Copyright © 2021 Albuquerque Journal
SANTA FE – State Engineer John D’Antonio, New Mexico’s top water official, submitted his resignation and will retire next month, citing a lack of financial support to protect the state’s water resources.
His departure comes as New Mexico faces litigation with Texas over Rio Grande water rights, record-low reservoirs and water scarcity exacerbated by drought and climate change.
In a written statement Thursday, D’Antonio said he is optimistic about his agency’s work to limit New Mexico’s liability in the Texas litigation.
But he cited a persistent lack of financial resources for the Office of the State Engineer and unfunded mandates as factors in his resignation. He expects several senior staff members who are eligible for retirement to announce departures, too.
“We’ve taken the agency as far as we can, given the current agency staffing level and funding resources,” D’Antonio said.
The agency, he said, has the equivalent of 67 fewer employees now than it did under then-Gov. Bill Richardson a decade ago, when D’Antonio served an earlier stint as State Engineer. But his office was still directed to submit a flat budget this year, he said, amid strong growth in projected state revenue.
The water agency, D’Antonio said, had been asking for “additional staff and funding to protect the state’s water resources” for nearly three years.
Nora Meyers Sackett, a spokeswoman for Gov. Michelle Lujan Grisham, said the governor has worked to boost funding for the state engineer since taking office in 2019.
Funding for the Office of the State Engineer has climbed about 17% since then, according to the Lujan Grisham administration.
D’Antonio, meanwhile, highlighted what he described as the “glaring nonresponse” from the Legislature on funding for the state’s 50-year water plan for the last three years and “expectations that it be completed regardless of funding limitations.”
The agency has instead turned to a funding partnership with the U.S. Army Corps of Engineers to move forward with the plan.
Sen. Liz Stefanics, a Cerrillos Democrat and chair of the legislative Water and Natural Resources Committee, said she agrees New Mexico should dedicate more money to water projects.
She said she expects to propose in the Legislature’s next 30-day session that another $50 million be allocated to a water trust fund that helps pay for water projects.
“The issue around resources is absolutely true,” Stefanics said in an interview.
Rep. Susan Herrera, an Embudo Democrat and member of the House Appropriations and Finance Committee, said she and other legislators are already talking about how to ensure state agencies that “are really suffering” get the financial support they need.

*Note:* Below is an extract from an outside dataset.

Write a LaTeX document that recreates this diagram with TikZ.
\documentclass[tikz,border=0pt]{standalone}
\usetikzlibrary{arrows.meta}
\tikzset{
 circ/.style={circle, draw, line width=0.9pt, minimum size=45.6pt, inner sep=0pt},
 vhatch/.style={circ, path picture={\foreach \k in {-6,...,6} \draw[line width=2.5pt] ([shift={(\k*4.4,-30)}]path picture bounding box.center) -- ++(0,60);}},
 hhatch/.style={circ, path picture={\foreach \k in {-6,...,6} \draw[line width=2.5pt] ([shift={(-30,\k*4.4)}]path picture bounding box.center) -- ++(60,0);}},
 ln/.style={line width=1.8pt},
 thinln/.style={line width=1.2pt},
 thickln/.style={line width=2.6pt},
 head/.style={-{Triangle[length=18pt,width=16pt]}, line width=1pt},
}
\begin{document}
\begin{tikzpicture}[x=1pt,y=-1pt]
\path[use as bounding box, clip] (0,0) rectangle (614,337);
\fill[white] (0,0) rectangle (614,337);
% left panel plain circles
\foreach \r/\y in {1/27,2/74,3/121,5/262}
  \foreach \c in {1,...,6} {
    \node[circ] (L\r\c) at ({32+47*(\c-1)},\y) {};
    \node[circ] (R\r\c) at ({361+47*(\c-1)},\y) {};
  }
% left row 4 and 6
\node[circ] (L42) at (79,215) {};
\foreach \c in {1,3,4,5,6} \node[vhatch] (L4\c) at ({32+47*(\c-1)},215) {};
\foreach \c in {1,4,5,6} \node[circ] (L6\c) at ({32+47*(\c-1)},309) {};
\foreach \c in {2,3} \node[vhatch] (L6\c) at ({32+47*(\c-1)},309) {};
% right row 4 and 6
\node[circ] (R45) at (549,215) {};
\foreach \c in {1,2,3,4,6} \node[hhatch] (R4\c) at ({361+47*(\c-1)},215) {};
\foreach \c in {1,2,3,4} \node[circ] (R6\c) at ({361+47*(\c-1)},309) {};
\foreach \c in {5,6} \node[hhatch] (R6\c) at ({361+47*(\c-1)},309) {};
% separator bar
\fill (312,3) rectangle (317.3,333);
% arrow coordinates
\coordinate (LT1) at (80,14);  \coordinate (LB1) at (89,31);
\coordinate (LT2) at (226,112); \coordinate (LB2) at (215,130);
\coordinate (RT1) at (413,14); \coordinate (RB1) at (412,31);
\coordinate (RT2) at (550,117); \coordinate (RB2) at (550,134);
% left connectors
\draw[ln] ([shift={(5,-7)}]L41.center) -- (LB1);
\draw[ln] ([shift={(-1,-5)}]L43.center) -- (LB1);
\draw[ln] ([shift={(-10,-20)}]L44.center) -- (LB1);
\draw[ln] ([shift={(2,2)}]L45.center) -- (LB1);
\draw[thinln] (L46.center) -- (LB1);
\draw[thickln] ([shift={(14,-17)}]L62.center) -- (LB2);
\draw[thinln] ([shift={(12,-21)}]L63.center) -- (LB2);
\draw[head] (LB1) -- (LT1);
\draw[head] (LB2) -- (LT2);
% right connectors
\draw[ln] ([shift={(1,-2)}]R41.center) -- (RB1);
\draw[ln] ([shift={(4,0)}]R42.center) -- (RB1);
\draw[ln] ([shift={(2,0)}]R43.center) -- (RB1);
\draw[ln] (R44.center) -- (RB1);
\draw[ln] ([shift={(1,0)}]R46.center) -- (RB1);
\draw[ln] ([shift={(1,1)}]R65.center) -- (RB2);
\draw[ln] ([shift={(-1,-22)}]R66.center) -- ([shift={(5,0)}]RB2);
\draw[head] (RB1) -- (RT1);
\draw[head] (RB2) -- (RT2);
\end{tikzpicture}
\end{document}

The push comes as the state may have plenty to spend. Its economists are projecting strong revenue growth for next budget year, and federal stimulus funds have poured into the state.
“If we’re going to have clean drinking water and wastewater in this state, we need to invest,” Herrera said. “It’s as simple as that.”
Lujan Grisham appointed D’Antonio to the state’s top water position in February 2019. His retirement goes into effect Dec. 31.
He also held the post under Richardson from 2003 to 2011.
Sackett, the Lujan Grisham spokeswoman, said the administration is grateful for D’Antonio’s “many years of service to the state and his work to protect and preserve New Mexico’s resources and waterways – we wish him all the best in his retirement.”
She added that Lujan Grisham “has worked and continues to work to remedy the previous administration’s underfunding and understaffing of state agencies and departments.”
The Office of the State Engineer oversees water rights, and the State Engineer serves as secretary of the Interstate Stream Commission, which manages interstate water compacts and long-term water planning.
D’Antonio’s departure will create a second vacancy on that panel. Commissioner Tanya Trujillo took a job as the U.S. Interior Department assistant secretary of water and science in January.
The state engineer is New Mexico’s representative on several interstate water compact commissions.
In July 2020, D’Antonio successfully persuaded the Rio Grande Compact commissioners from Colorado and Texas to approve an 11 billion gallon emergency release of water from El Vado Reservoir to boost river flows for farmers and fish in central New Mexico.
In a presentation to lawmakers last month, D’Antonio said the water office has continued “to get hit with unfunded mandates.”
“Not only are we having to actively manage our resources with a really limited staff, but we’ve also got to go in and defend our water against claims from the state of Texas,” he told the Water and Natural Resources Committee.
Texas and New Mexico are in litigation before the Supreme Court over groundwater disputes.
D’Antonio’s other roles include chair of the Water Trust Board, which administers local water infrastructure project funds, and chair of the governor’s drought task force.
He was the state’s Cabinet secretary for the Environment Department for a six-month stint in 2002, and he worked nearly 20 years with the U.S. Army Corps of Engineers.
D’Antonio, who makes $158,000 a year as state engineer, said he expects to make an announcement in the coming weeks on his future plans to help solve water challenges in the West.
Inside the Office of the State Engineer, he said, “there remains a small nucleus of staff professionals who are over-worked and under-supported and deserve an experienced quality leader to take on the challenges facing NM’s critical water challenges. I wish that person the best.”